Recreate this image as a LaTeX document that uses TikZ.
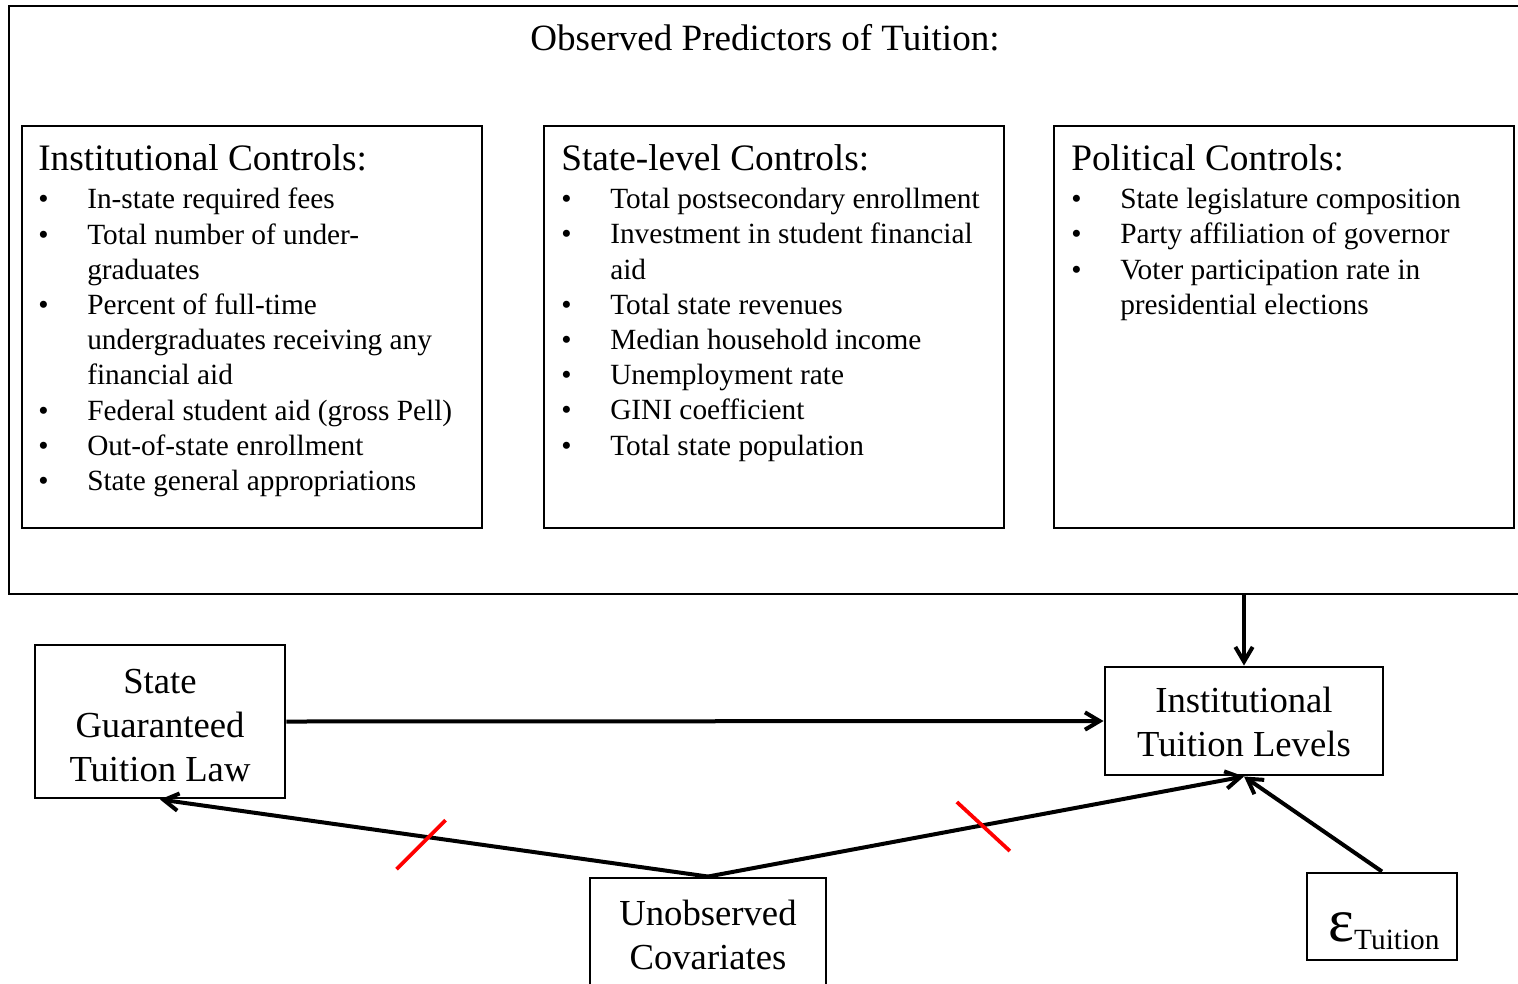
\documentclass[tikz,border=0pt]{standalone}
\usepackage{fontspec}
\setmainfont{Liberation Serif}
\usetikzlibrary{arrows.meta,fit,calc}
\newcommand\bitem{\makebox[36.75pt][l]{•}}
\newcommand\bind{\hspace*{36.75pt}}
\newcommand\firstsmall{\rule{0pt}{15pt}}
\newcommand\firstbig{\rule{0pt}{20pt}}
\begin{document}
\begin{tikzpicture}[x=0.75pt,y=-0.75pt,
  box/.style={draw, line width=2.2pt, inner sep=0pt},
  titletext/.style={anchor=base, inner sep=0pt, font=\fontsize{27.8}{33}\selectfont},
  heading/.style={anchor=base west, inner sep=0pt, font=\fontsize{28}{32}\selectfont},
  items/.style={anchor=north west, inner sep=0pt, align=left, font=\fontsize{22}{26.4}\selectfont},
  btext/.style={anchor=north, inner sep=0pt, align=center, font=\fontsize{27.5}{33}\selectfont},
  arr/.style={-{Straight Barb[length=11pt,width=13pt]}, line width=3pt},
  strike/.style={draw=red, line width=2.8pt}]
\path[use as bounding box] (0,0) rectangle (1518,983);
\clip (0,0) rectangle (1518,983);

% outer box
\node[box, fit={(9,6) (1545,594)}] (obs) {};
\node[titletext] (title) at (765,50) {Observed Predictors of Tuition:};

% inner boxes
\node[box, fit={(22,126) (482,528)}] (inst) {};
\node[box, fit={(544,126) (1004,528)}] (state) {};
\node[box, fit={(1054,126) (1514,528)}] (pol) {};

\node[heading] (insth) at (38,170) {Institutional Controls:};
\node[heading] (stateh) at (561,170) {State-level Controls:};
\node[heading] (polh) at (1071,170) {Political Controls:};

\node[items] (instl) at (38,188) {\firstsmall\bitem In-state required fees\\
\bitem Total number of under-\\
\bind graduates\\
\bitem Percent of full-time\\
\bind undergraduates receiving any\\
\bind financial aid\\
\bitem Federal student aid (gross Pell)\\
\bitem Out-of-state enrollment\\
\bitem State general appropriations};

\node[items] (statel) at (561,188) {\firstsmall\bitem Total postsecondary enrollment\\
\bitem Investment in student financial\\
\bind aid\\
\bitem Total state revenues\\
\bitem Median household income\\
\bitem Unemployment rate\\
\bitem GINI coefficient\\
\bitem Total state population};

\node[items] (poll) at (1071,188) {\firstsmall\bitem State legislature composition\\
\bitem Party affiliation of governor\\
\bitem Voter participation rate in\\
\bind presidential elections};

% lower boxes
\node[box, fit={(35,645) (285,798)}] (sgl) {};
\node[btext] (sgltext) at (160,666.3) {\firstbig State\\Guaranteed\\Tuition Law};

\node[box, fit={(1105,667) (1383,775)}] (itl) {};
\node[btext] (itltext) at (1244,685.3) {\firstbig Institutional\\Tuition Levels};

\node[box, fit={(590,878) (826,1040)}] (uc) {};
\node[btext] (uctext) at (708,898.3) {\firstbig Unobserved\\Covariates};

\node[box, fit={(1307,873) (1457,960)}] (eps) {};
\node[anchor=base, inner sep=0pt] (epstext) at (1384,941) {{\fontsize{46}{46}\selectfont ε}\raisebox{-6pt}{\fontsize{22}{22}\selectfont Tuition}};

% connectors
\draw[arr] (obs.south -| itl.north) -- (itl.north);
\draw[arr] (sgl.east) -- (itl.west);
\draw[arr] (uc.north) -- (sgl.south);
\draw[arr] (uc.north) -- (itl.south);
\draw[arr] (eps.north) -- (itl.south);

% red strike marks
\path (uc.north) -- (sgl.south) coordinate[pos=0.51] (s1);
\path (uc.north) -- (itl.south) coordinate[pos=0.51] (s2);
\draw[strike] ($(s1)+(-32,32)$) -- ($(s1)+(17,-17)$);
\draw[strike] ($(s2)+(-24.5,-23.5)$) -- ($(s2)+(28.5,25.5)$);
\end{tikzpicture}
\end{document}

# YOUR TASK
Pictures are excluded; extract exactly the lines from the start of the data through the line that holds "(title) at (765,50)", both ends included.

# FINAL ANSWER
Recreate this image as a LaTeX document that uses TikZ.
\documentclass[tikz,border=0pt]{standalone}
\usepackage{fontspec}
\setmainfont{Liberation Serif}
\usetikzlibrary{arrows.meta,fit,calc}
\newcommand\bitem{\makebox[36.75pt][l]{•}}
\newcommand\bind{\hspace*{36.75pt}}
\newcommand\firstsmall{\rule{0pt}{15pt}}
\newcommand\firstbig{\rule{0pt}{20pt}}
\begin{document}
\begin{tikzpicture}[x=0.75pt,y=-0.75pt,
  box/.style={draw, line width=2.2pt, inner sep=0pt},
  titletext/.style={anchor=base, inner sep=0pt, font=\fontsize{27.8}{33}\selectfont},
  heading/.style={anchor=base west, inner sep=0pt, font=\fontsize{28}{32}\selectfont},
  items/.style={anchor=north west, inner sep=0pt, align=left, font=\fontsize{22}{26.4}\selectfont},
  btext/.style={anchor=north, inner sep=0pt, align=center, font=\fontsize{27.5}{33}\selectfont},
  arr/.style={-{Straight Barb[length=11pt,width=13pt]}, line width=3pt},
  strike/.style={draw=red, line width=2.8pt}]
\path[use as bounding box] (0,0) rectangle (1518,983);
\clip (0,0) rectangle (1518,983);

% outer box
\node[box, fit={(9,6) (1545,594)}] (obs) {};
\node[titletext] (title) at (765,50) {Observed Predictors of Tuition:};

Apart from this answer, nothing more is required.